Aim of the exercise
Give an exact transcription of every line, dropping the images.

********************

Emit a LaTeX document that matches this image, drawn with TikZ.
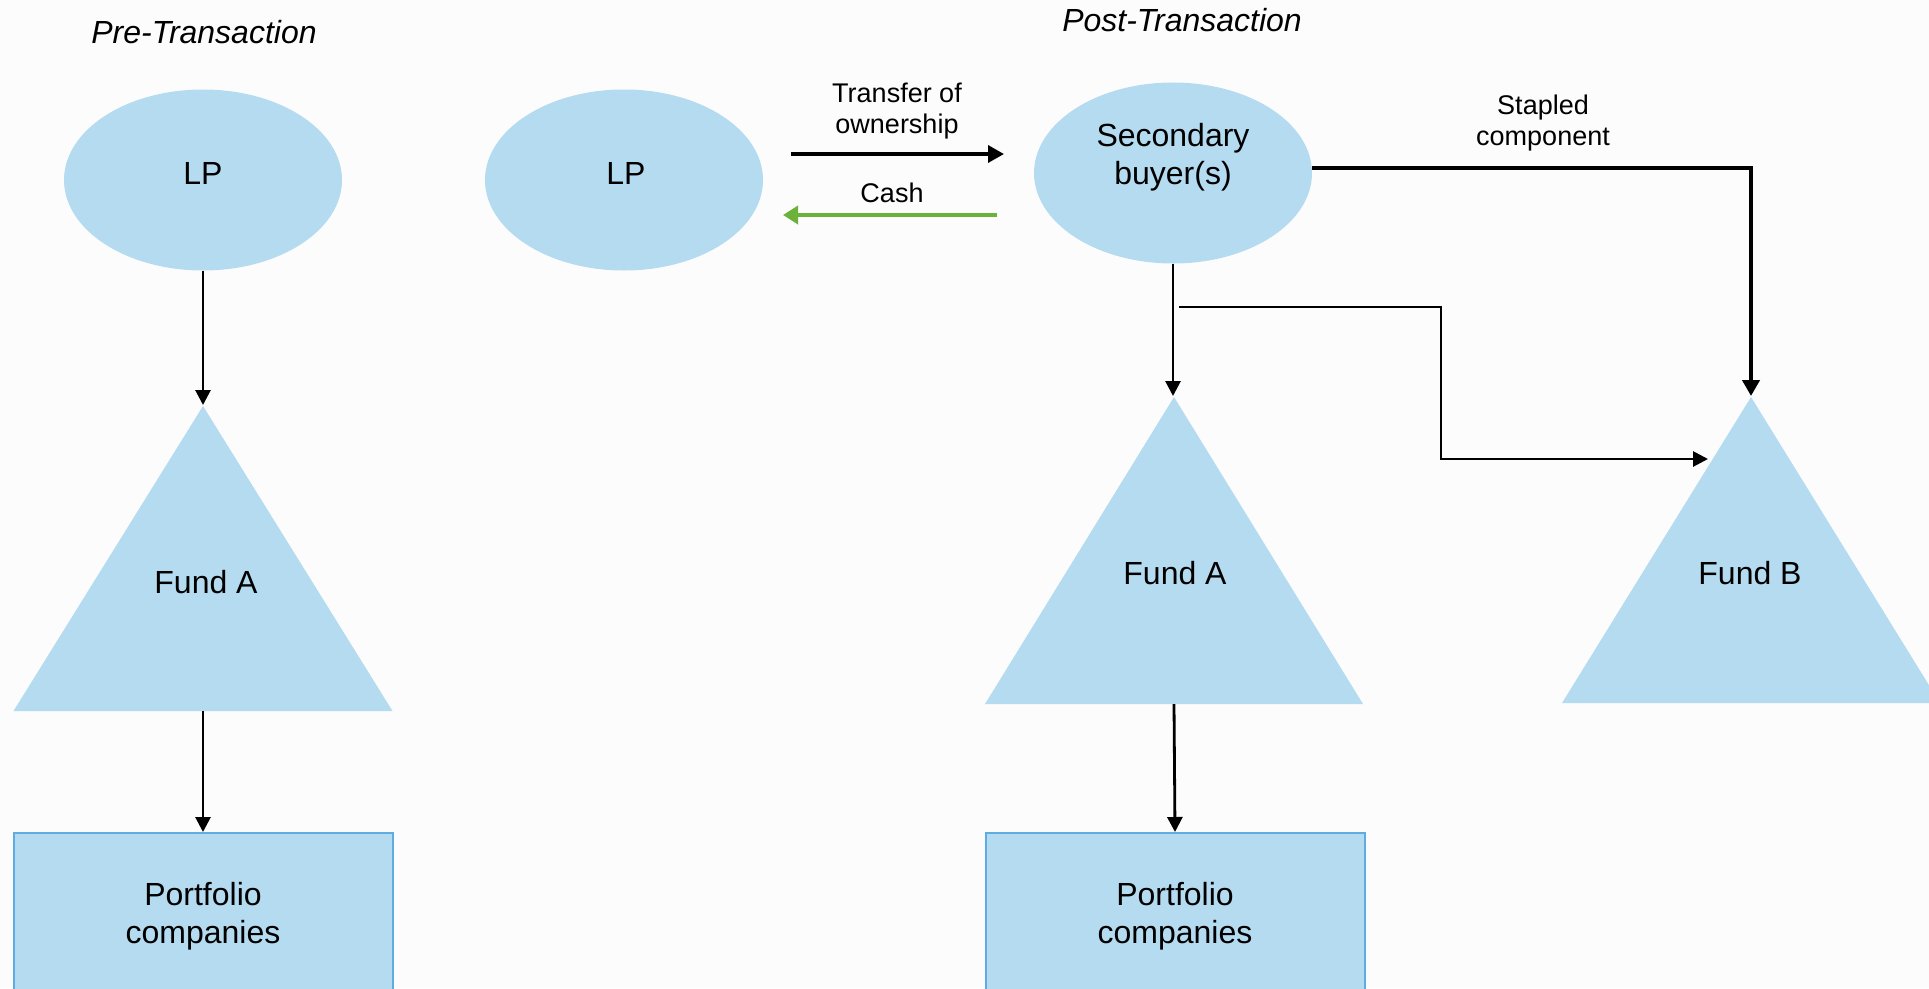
\documentclass[tikz,border=0pt]{standalone}
\usepackage{fontspec}
\setmainfont{Liberation Sans}
\usetikzlibrary{arrows.meta,shapes.geometric}
\definecolor{fillblue}{RGB}{180,219,240}
\definecolor{boxedge}{RGB}{93,173,226}
\definecolor{cashgreen}{RGB}{108,178,58}
\definecolor{bgcol}{RGB}{252,252,252}
\begin{document}
\begin{tikzpicture}[x=1pt,y=-1pt,
  big/.style={font=\fontsize{32}{38.5}\selectfont, align=center, inner sep=0pt},
  small/.style={font=\fontsize{27}{31}\selectfont, align=center, inner sep=0pt},
  title/.style={font=\fontsize{32}{36}\selectfont\itshape, inner sep=0pt},
  oval/.style={ellipse, fill=fillblue, minimum width=278pt, minimum height=181pt, inner sep=0pt},
  pbox/.style={rectangle, fill=fillblue, draw=boxedge, line width=2pt, minimum width=379pt, minimum height=162pt, anchor=north, inner sep=0pt},
  tri/.style={fill=fillblue},
  conn/.style={line width=2.8pt, -{Triangle[length=15pt,width=15pt]}},
  bold conn/.style={line width=4pt, -{Triangle[length=16pt,width=17pt]}},
  cashconn/.style={line width=3.5pt, cashgreen, -{Triangle[length=15pt,width=18pt]}}
]
\useasboundingbox (0,0) rectangle (1929,988);
\clip (0,0) rectangle (1929,988);
\fill[bgcol] (0,0) rectangle (1929,988);

% titles
\node[title] (pretitle) at (204,32) {Pre-Transaction};
\node[title] (posttitle) at (1182,20) {Post-Transaction};

% ---------- Pre-transaction ----------
\node[oval] (lpPre) at (203,180) {};
\node[big] (lpPreT) at (203,173) {LP};
\fill[tri] (203,406) -- (392.5,711) -- (13.5,711) -- cycle;
\coordinate (faPreTop) at (203,405);
\coordinate (faPreBot) at (203,711);
\node[big] (faPreT) at (206,582) {Fund A};
\node[pbox] (pcPre) at (203,832) {};
\node[big] (pcPreT) at (203,916) {Portfolio\\companies};

\draw[conn] (lpPre) -- (faPreTop);
\draw[conn] (faPreBot) -- (pcPre.north);

% ---------- Post-transaction ----------
\node[oval] (lpPost) at (624,180) {};
\node[big] (lpPostT) at (626,173) {LP};

\node[oval] (sb) at (1173,173) {};
\node[big] (sbT) at (1173,157) {Secondary\\buyer(s)};

\coordinate (trS) at (791,154);
\coordinate (trE) at (1004,154);
\draw[bold conn, line width=3.5pt] (trS) -- (trE);
\node[small] (trT) at (897,111) {Transfer of\\ownership};

\coordinate (caS) at (997,215);
\coordinate (caE) at (783,215);
\draw[cashconn] (caS) -- (caE);
\node[small] (caT) at (892,193) {Cash};

% Fund A post
\fill[tri] (1174,397) -- (1363,704) -- (985,704) -- cycle;
\coordinate (faPostTop) at (1173,396);
\coordinate (faPostBot) at (1174,704);
\node[big] (faPostT) at (1175,573) {Fund A};

% Fund B
\fill[tri] (1751,397) -- (1940,703) -- (1562,703) -- cycle;
\coordinate (fbTop) at (1751,396);
\coordinate (fbSide) at (1708,459);
\node[big] (fbT) at (1750,573) {Fund B};

% Portfolio post
\node[pbox] (pcPost) at (1175,832) {};
\node[big] (pcPostT) at (1175,916) {Portfolio\\companies};

% connectors
\draw[conn] (sb) -- (faPostTop);
\draw[conn] (faPostBot) -- (pcPost.north);
\draw[bold conn] ([yshift=5pt]sb.east) -| (fbTop);
\node[small] (stT) at (1543,123) {Stapled\\component};
\coordinate (brS) at (1179,307);
\draw[conn] (brS) -- (1441,307) |- (fbSide);
\end{tikzpicture}
\end{document}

********************

Answer to the exercise
Emit a LaTeX document that matches this image, drawn with TikZ.
\documentclass[tikz,border=0pt]{standalone}
\usepackage{fontspec}
\setmainfont{Liberation Sans}
\usetikzlibrary{arrows.meta,shapes.geometric}
\definecolor{fillblue}{RGB}{180,219,240}
\definecolor{boxedge}{RGB}{93,173,226}
\definecolor{cashgreen}{RGB}{108,178,58}
\definecolor{bgcol}{RGB}{252,252,252}
\begin{document}
\begin{tikzpicture}[x=1pt,y=-1pt,
  big/.style={font=\fontsize{32}{38.5}\selectfont, align=center, inner sep=0pt},
  small/.style={font=\fontsize{27}{31}\selectfont, align=center, inner sep=0pt},
  title/.style={font=\fontsize{32}{36}\selectfont\itshape, inner sep=0pt},
  oval/.style={ellipse, fill=fillblue, minimum width=278pt, minimum height=181pt, inner sep=0pt},
  pbox/.style={rectangle, fill=fillblue, draw=boxedge, line width=2pt, minimum width=379pt, minimum height=162pt, anchor=north, inner sep=0pt},
  tri/.style={fill=fillblue},
  conn/.style={line width=2.8pt, -{Triangle[length=15pt,width=15pt]}},
  bold conn/.style={line width=4pt, -{Triangle[length=16pt,width=17pt]}},
  cashconn/.style={line width=3.5pt, cashgreen, -{Triangle[length=15pt,width=18pt]}}
]
\useasboundingbox (0,0) rectangle (1929,988);
\clip (0,0) rectangle (1929,988);
\fill[bgcol] (0,0) rectangle (1929,988);

% titles
\node[title] (pretitle) at (204,32) {Pre-Transaction};
\node[title] (posttitle) at (1182,20) {Post-Transaction};

% ---------- Pre-transaction ----------
\node[oval] (lpPre) at (203,180) {};
\node[big] (lpPreT) at (203,173) {LP};
\fill[tri] (203,406) -- (392.5,711) -- (13.5,711) -- cycle;
\coordinate (faPreTop) at (203,405);
\coordinate (faPreBot) at (203,711);
\node[big] (faPreT) at (206,582) {Fund A};
\node[pbox] (pcPre) at (203,832) {};
\node[big] (pcPreT) at (203,916) {Portfolio\\companies};

\draw[conn] (lpPre) -- (faPreTop);
\draw[conn] (faPreBot) -- (pcPre.north);

% ---------- Post-transaction ----------
\node[oval] (lpPost) at (624,180) {};
\node[big] (lpPostT) at (626,173) {LP};

\node[oval] (sb) at (1173,173) {};
\node[big] (sbT) at (1173,157) {Secondary\\buyer(s)};

\coordinate (trS) at (791,154);
\coordinate (trE) at (1004,154);
\draw[bold conn, line width=3.5pt] (trS) -- (trE);
\node[small] (trT) at (897,111) {Transfer of\\ownership};

\coordinate (caS) at (997,215);
\coordinate (caE) at (783,215);
\draw[cashconn] (caS) -- (caE);
\node[small] (caT) at (892,193) {Cash};

% Fund A post
\fill[tri] (1174,397) -- (1363,704) -- (985,704) -- cycle;
\coordinate (faPostTop) at (1173,396);
\coordinate (faPostBot) at (1174,704);
\node[big] (faPostT) at (1175,573) {Fund A};

% Fund B
\fill[tri] (1751,397) -- (1940,703) -- (1562,703) -- cycle;
\coordinate (fbTop) at (1751,396);
\coordinate (fbSide) at (1708,459);
\node[big] (fbT) at (1750,573) {Fund B};

% Portfolio post
\node[pbox] (pcPost) at (1175,832) {};
\node[big] (pcPostT) at (1175,916) {Portfolio\\companies};

% connectors
\draw[conn] (sb) -- (faPostTop);
\draw[conn] (faPostBot) -- (pcPost.north);
\draw[bold conn] ([yshift=5pt]sb.east) -| (fbTop);
\node[small] (stT) at (1543,123) {Stapled\\component};
\coordinate (brS) at (1179,307);
\draw[conn] (brS) -- (1441,307) |- (fbSide);
\end{tikzpicture}
\end{document}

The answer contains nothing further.